[Start RECORDED DATA]
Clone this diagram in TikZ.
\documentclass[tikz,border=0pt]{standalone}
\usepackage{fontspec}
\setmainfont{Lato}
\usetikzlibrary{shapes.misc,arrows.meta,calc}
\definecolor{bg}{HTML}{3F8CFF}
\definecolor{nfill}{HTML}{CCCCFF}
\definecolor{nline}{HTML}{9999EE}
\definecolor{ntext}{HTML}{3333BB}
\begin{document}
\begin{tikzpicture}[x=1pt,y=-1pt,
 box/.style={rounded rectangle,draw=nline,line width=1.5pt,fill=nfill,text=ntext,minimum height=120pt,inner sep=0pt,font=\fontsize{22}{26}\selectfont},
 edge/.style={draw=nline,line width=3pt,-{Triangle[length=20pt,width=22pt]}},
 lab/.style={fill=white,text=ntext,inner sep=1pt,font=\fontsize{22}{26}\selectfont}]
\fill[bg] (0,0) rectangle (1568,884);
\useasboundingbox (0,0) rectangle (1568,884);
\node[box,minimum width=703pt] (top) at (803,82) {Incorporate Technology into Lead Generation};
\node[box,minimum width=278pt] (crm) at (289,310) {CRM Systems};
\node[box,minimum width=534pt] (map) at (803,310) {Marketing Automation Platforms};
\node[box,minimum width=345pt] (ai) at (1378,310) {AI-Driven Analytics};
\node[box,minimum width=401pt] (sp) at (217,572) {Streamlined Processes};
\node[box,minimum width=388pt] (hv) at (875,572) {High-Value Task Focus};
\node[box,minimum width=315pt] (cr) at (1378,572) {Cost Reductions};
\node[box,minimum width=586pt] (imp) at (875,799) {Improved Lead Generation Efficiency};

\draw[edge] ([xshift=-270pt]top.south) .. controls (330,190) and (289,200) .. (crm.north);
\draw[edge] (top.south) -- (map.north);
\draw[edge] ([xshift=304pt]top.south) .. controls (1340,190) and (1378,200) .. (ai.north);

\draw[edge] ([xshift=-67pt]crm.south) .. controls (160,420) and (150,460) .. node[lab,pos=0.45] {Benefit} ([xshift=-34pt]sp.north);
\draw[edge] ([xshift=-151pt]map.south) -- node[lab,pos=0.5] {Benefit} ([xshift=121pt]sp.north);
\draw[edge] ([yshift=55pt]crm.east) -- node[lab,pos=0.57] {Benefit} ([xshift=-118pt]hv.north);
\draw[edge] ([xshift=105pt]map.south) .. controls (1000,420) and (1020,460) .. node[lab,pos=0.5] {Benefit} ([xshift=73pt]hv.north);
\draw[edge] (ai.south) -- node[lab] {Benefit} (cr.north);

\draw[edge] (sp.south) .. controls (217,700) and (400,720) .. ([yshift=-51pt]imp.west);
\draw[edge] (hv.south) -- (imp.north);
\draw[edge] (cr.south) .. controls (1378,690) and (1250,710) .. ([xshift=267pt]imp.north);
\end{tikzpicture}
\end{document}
[End RECORDED DATA]
[Start RECORDED DATA]
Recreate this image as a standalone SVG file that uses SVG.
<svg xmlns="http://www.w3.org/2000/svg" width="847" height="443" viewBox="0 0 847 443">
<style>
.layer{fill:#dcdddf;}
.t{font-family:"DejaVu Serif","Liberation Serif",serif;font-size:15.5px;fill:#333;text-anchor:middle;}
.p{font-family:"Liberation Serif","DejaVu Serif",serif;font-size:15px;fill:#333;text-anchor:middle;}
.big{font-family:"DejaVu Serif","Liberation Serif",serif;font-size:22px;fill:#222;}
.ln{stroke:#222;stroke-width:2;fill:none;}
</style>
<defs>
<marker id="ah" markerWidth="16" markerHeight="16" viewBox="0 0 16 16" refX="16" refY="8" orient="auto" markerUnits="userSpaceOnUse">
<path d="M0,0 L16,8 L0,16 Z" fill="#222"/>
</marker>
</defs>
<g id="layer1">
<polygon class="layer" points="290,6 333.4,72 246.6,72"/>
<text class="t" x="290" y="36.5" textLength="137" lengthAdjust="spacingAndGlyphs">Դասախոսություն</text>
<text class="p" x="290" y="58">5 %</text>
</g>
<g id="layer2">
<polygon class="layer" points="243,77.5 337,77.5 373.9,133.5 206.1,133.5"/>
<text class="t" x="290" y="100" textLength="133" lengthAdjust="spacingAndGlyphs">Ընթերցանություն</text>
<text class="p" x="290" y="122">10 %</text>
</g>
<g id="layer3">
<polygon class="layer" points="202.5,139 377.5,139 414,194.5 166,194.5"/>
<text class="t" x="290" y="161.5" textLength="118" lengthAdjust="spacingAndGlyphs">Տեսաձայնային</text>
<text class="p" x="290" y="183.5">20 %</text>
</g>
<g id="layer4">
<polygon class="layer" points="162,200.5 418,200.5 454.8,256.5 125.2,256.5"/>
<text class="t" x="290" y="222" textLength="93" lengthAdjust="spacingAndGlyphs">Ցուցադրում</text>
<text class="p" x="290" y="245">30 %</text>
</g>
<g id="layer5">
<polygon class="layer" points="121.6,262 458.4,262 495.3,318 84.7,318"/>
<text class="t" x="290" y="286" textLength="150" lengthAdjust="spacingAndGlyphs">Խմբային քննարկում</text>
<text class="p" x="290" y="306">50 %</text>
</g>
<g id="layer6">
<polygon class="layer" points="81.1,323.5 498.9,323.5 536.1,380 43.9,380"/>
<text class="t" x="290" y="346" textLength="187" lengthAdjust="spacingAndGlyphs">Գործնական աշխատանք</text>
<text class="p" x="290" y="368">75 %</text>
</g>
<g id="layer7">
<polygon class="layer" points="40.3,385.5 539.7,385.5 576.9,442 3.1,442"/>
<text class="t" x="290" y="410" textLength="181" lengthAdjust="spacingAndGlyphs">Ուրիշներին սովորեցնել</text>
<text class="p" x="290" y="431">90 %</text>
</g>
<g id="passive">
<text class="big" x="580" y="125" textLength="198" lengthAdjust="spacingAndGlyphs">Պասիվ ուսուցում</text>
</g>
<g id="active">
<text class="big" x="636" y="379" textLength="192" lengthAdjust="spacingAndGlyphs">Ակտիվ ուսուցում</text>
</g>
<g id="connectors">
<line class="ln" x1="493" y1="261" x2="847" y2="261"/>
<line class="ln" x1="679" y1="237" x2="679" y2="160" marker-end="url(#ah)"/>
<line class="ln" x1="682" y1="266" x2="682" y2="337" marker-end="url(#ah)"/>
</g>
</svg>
[End RECORDED DATA]
Indicate how many lines of the material include the word "this"; the number alone is required.

2